* [WRITTEN PROBLEM]
Transcribe each of the records below exactly, excluding all pictures.

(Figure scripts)
# # # #

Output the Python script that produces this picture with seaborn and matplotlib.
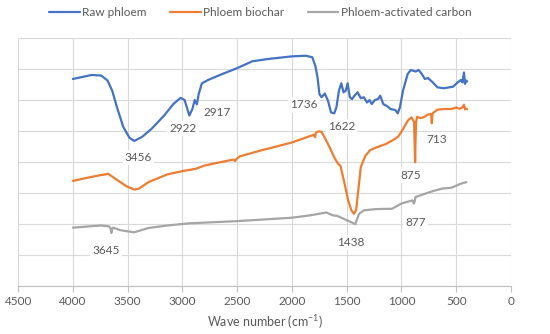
import numpy as np
import pandas as pd
import matplotlib
matplotlib.use('Agg')
import matplotlib.pyplot as plt
import seaborn as sns

# Raw phloem
raw_wn = [4000, 3828, 3741, 3684, 3641, 3598, 3540, 3483, 3440, 3368, 3282, 3167, 3080, 3017, 2980,
          2937, 2908, 2888, 2868, 2851, 2822, 2764, 2650, 2500, 2362, 2229, 2000, 1871, 1814, 1786,
          1766, 1749, 1729, 1700, 1671, 1643, 1614, 1594, 1571, 1549, 1529, 1509, 1491, 1471, 1451,
          1429, 1400, 1371, 1343, 1314, 1291, 1271, 1243, 1214, 1194, 1166, 1129, 1100, 1057, 1034,
          1014, 986, 943, 914, 871, 843, 814, 786, 757, 714, 671, 614, 529, 486, 457, 443, 429,
          420, 409, 400]
raw_ab = [6.68, 6.81, 6.79, 6.63, 6.30, 5.77, 5.13, 4.78, 4.68, 4.81, 5.07, 5.50, 5.88, 6.07, 6.00,
          5.50, 5.72, 6.00, 5.86, 6.20, 6.54, 6.65, 6.82, 7.03, 7.25, 7.32, 7.41, 7.43, 7.38, 7.10,
          6.73, 6.19, 6.09, 6.21, 5.98, 5.60, 5.57, 5.76, 6.30, 6.54, 6.25, 6.30, 6.54, 6.09, 6.03,
          6.14, 6.25, 6.06, 6.09, 5.92, 6.00, 5.87, 6.00, 6.03, 6.14, 5.87, 5.80, 5.71, 5.68, 5.57,
          5.76, 6.30, 6.84, 6.97, 6.92, 6.97, 6.84, 6.68, 6.71, 6.57, 6.41, 6.38, 6.43, 6.57, 6.65,
          6.57, 6.89, 6.52, 6.63, 6.60]

# Phloem biochar
bio_wn = [4000, 3856, 3770, 3741, 3700, 3678, 3613, 3512, 3440, 3397, 3310, 3138, 2994, 2879, 2793,
          2534, 2520, 2505, 2477, 2276, 2229, 2000, 1800, 1790, 1780, 1757, 1729, 1686, 1643, 1614,
          1580, 1557, 1529, 1486, 1457, 1434, 1414, 1394, 1371, 1329, 1286, 1229, 1143, 1071, 1029,
          986, 943, 909, 885, 878, 875, 872, 866, 857, 829, 800, 757, 729, 723, 716, 671, 614, 543,
          500, 471, 443, 429, 420, 409, 400]
bio_ab = [3.39, 3.50, 3.56, 3.58, 3.60, 3.62, 3.46, 3.22, 3.11, 3.14, 3.35, 3.60, 3.71, 3.78, 3.89,
          4.08, 4.03, 4.10, 4.18, 4.38, 4.42, 4.63, 4.88, 4.80, 4.95, 4.99, 4.97, 4.69, 4.38, 4.15,
          3.95, 3.88, 3.45, 2.76, 2.44, 2.33, 2.44, 3.09, 3.84, 4.20, 4.38, 4.47, 4.58, 4.72, 4.82,
          5.06, 5.33, 5.44, 5.30, 4.40, 3.99, 4.60, 5.30, 5.46, 5.42, 5.44, 5.53, 5.55, 5.25, 5.57,
          5.69, 5.71, 5.71, 5.76, 5.72, 5.76, 5.85, 5.70, 5.72, 5.70]

# Phloem-activated carbon
ac_wn = [4000, 3856, 3741, 3670, 3655, 3649, 3640, 3632, 3569, 3440, 3310, 3138, 2937, 2506, 2003,
         1829, 1686, 1629, 1586, 1500, 1443, 1423, 1386, 1343, 1229, 1086, 1000, 900, 886, 880,
         871, 829, 714, 629, 543, 457, 406]
ac_ab = [1.88, 1.92, 1.95, 1.92, 1.85, 1.71, 1.85, 1.88, 1.80, 1.73, 1.87, 1.95, 2.02, 2.09, 2.20,
         2.28, 2.37, 2.28, 2.26, 2.12, 2.03, 1.99, 2.33, 2.44, 2.48, 2.49, 2.66, 2.76, 2.66, 2.72,
         2.87, 2.92, 3.06, 3.14, 3.17, 3.30, 3.35]

series_names = ['Raw phloem', 'Phloem biochar', 'Phloem-activated carbon']
colors = ['#4472C4', '#ED7D31', '#A5A5A5']

# peak labels: text, wave number, y position
peak_text = ['3456', '2922', '2917', '1736', '1622', '713', '875', '3645', '1438', '877']
peak_wn = [3400, 2994, 2678, 1891, 1549, 677, 914, 3700, 1466, 871]
peak_y = [4.15, 5.07, 5.61, 5.84, 5.14, 4.72, 3.58, 1.13, 1.39, 2.06]

xticks = [4500, 4000, 3500, 3000, 2500, 2000, 1500, 1000, 500, 0]

frames = []
for name, w, a in zip(series_names, [raw_wn, bio_wn, ac_wn], [raw_ab, bio_ab, ac_ab]):
    frames.append(pd.DataFrame({'wn': w, 'ab': a, 'series': name}))
df = pd.concat(frames, ignore_index=True)

sns.set_style('white')
plt.rcParams['font.family'] = ['Lato', 'DejaVu Sans']
plt.rcParams['mathtext.fontset'] = 'custom'
plt.rcParams['mathtext.rm'] = 'Lato'

fig = plt.figure(figsize=(5.5, 3.34), dpi=100)
ax = fig.add_axes([0.033, 0.144, 0.896, 0.742])

sns.lineplot(data=df, x='wn', y='ab', hue='series', palette=colors, sort=False,
             estimator=None, linewidth=1.6, ax=ax, legend=True)

ax.set_xlim(4500, 0)
ax.set_ylim(0, 8)
ax.set_xticks(xticks)
ax.set_yticks(np.arange(0, 9, 1))
ax.set_yticklabels([])
ax.grid(True, color='#d9d9d9', linewidth=0.8)
ax.set_axisbelow(True)
for s in ['top', 'right', 'left']:
    ax.spines[s].set_visible(False)
ax.spines['bottom'].set_color('#bfbfbf')
ax.tick_params(axis='x', colors='#bfbfbf', labelcolor='#595959', labelsize=8.5,
               length=4, direction='out', bottom=True)
ax.tick_params(axis='y', length=0)
ax.set_xlabel('Wave number (cm$^{-1}$)', color='#595959', fontsize=9, labelpad=4)
ax.set_ylabel('')

for t, w, y in zip(peak_text, peak_wn, peak_y):
    ax.text(w, y, t, ha='center', va='center', fontsize=8.5, color='#595959',
            bbox=dict(facecolor='white', edgecolor='none', pad=1.5))

handles, labels = ax.get_legend_handles_labels()
ax.legend(handles, labels, loc='center', bbox_to_anchor=(0.473, 0.962),
          bbox_transform=fig.transFigure, ncol=3, frameon=False, fontsize=8.5,
          handlelength=2.6, columnspacing=2.0, handletextpad=0.2, labelcolor='#595959')

fig.savefig('out.png', dpi=100)
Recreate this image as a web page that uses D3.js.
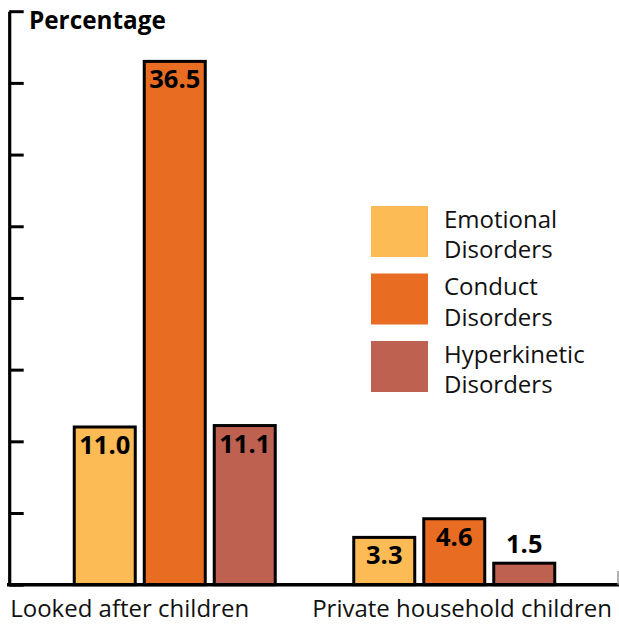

# # # #

* [THE COMPLETED TASK]
Output the Python script that produces this picture with seaborn and matplotlib.
import numpy as np
import pandas as pd
import matplotlib
matplotlib.use('Agg')
import matplotlib.pyplot as plt
import seaborn as sns

# Raw phloem
raw_wn = [4000, 3828, 3741, 3684, 3641, 3598, 3540, 3483, 3440, 3368, 3282, 3167, 3080, 3017, 2980,
          2937, 2908, 2888, 2868, 2851, 2822, 2764, 2650, 2500, 2362, 2229, 2000, 1871, 1814, 1786,
          1766, 1749, 1729, 1700, 1671, 1643, 1614, 1594, 1571, 1549, 1529, 1509, 1491, 1471, 1451,
          1429, 1400, 1371, 1343, 1314, 1291, 1271, 1243, 1214, 1194, 1166, 1129, 1100, 1057, 1034,
          1014, 986, 943, 914, 871, 843, 814, 786, 757, 714, 671, 614, 529, 486, 457, 443, 429,
          420, 409, 400]
raw_ab = [6.68, 6.81, 6.79, 6.63, 6.30, 5.77, 5.13, 4.78, 4.68, 4.81, 5.07, 5.50, 5.88, 6.07, 6.00,
          5.50, 5.72, 6.00, 5.86, 6.20, 6.54, 6.65, 6.82, 7.03, 7.25, 7.32, 7.41, 7.43, 7.38, 7.10,
          6.73, 6.19, 6.09, 6.21, 5.98, 5.60, 5.57, 5.76, 6.30, 6.54, 6.25, 6.30, 6.54, 6.09, 6.03,
          6.14, 6.25, 6.06, 6.09, 5.92, 6.00, 5.87, 6.00, 6.03, 6.14, 5.87, 5.80, 5.71, 5.68, 5.57,
          5.76, 6.30, 6.84, 6.97, 6.92, 6.97, 6.84, 6.68, 6.71, 6.57, 6.41, 6.38, 6.43, 6.57, 6.65,
          6.57, 6.89, 6.52, 6.63, 6.60]

# Phloem biochar
bio_wn = [4000, 3856, 3770, 3741, 3700, 3678, 3613, 3512, 3440, 3397, 3310, 3138, 2994, 2879, 2793,
          2534, 2520, 2505, 2477, 2276, 2229, 2000, 1800, 1790, 1780, 1757, 1729, 1686, 1643, 1614,
          1580, 1557, 1529, 1486, 1457, 1434, 1414, 1394, 1371, 1329, 1286, 1229, 1143, 1071, 1029,
          986, 943, 909, 885, 878, 875, 872, 866, 857, 829, 800, 757, 729, 723, 716, 671, 614, 543,
          500, 471, 443, 429, 420, 409, 400]
bio_ab = [3.39, 3.50, 3.56, 3.58, 3.60, 3.62, 3.46, 3.22, 3.11, 3.14, 3.35, 3.60, 3.71, 3.78, 3.89,
          4.08, 4.03, 4.10, 4.18, 4.38, 4.42, 4.63, 4.88, 4.80, 4.95, 4.99, 4.97, 4.69, 4.38, 4.15,
          3.95, 3.88, 3.45, 2.76, 2.44, 2.33, 2.44, 3.09, 3.84, 4.20, 4.38, 4.47, 4.58, 4.72, 4.82,
          5.06, 5.33, 5.44, 5.30, 4.40, 3.99, 4.60, 5.30, 5.46, 5.42, 5.44, 5.53, 5.55, 5.25, 5.57,
          5.69, 5.71, 5.71, 5.76, 5.72, 5.76, 5.85, 5.70, 5.72, 5.70]

# Phloem-activated carbon
ac_wn = [4000, 3856, 3741, 3670, 3655, 3649, 3640, 3632, 3569, 3440, 3310, 3138, 2937, 2506, 2003,
         1829, 1686, 1629, 1586, 1500, 1443, 1423, 1386, 1343, 1229, 1086, 1000, 900, 886, 880,
         871, 829, 714, 629, 543, 457, 406]
ac_ab = [1.88, 1.92, 1.95, 1.92, 1.85, 1.71, 1.85, 1.88, 1.80, 1.73, 1.87, 1.95, 2.02, 2.09, 2.20,
         2.28, 2.37, 2.28, 2.26, 2.12, 2.03, 1.99, 2.33, 2.44, 2.48, 2.49, 2.66, 2.76, 2.66, 2.72,
         2.87, 2.92, 3.06, 3.14, 3.17, 3.30, 3.35]

series_names = ['Raw phloem', 'Phloem biochar', 'Phloem-activated carbon']
colors = ['#4472C4', '#ED7D31', '#A5A5A5']

# peak labels: text, wave number, y position
peak_text = ['3456', '2922', '2917', '1736', '1622', '713', '875', '3645', '1438', '877']
peak_wn = [3400, 2994, 2678, 1891, 1549, 677, 914, 3700, 1466, 871]
peak_y = [4.15, 5.07, 5.61, 5.84, 5.14, 4.72, 3.58, 1.13, 1.39, 2.06]

xticks = [4500, 4000, 3500, 3000, 2500, 2000, 1500, 1000, 500, 0]

frames = []
for name, w, a in zip(series_names, [raw_wn, bio_wn, ac_wn], [raw_ab, bio_ab, ac_ab]):
    frames.append(pd.DataFrame({'wn': w, 'ab': a, 'series': name}))
df = pd.concat(frames, ignore_index=True)

sns.set_style('white')
plt.rcParams['font.family'] = ['Lato', 'DejaVu Sans']
plt.rcParams['mathtext.fontset'] = 'custom'
plt.rcParams['mathtext.rm'] = 'Lato'

fig = plt.figure(figsize=(5.5, 3.34), dpi=100)
ax = fig.add_axes([0.033, 0.144, 0.896, 0.742])

sns.lineplot(data=df, x='wn', y='ab', hue='series', palette=colors, sort=False,
             estimator=None, linewidth=1.6, ax=ax, legend=True)

ax.set_xlim(4500, 0)
ax.set_ylim(0, 8)
ax.set_xticks(xticks)
ax.set_yticks(np.arange(0, 9, 1))
ax.set_yticklabels([])
ax.grid(True, color='#d9d9d9', linewidth=0.8)
ax.set_axisbelow(True)
for s in ['top', 'right', 'left']:
    ax.spines[s].set_visible(False)
ax.spines['bottom'].set_color('#bfbfbf')
ax.tick_params(axis='x', colors='#bfbfbf', labelcolor='#595959', labelsize=8.5,
               length=4, direction='out', bottom=True)
ax.tick_params(axis='y', length=0)
ax.set_xlabel('Wave number (cm$^{-1}$)', color='#595959', fontsize=9, labelpad=4)
ax.set_ylabel('')

for t, w, y in zip(peak_text, peak_wn, peak_y):
    ax.text(w, y, t, ha='center', va='center', fontsize=8.5, color='#595959',
            bbox=dict(facecolor='white', edgecolor='none', pad=1.5))

handles, labels = ax.get_legend_handles_labels()
ax.legend(handles, labels, loc='center', bbox_to_anchor=(0.473, 0.962),
          bbox_transform=fig.transFigure, ncol=3, frameon=False, fontsize=8.5,
          handlelength=2.6, columnspacing=2.0, handletextpad=0.2, labelcolor='#595959')

fig.savefig('out.png', dpi=100)
Recreate this image as a web page that uses D3.js.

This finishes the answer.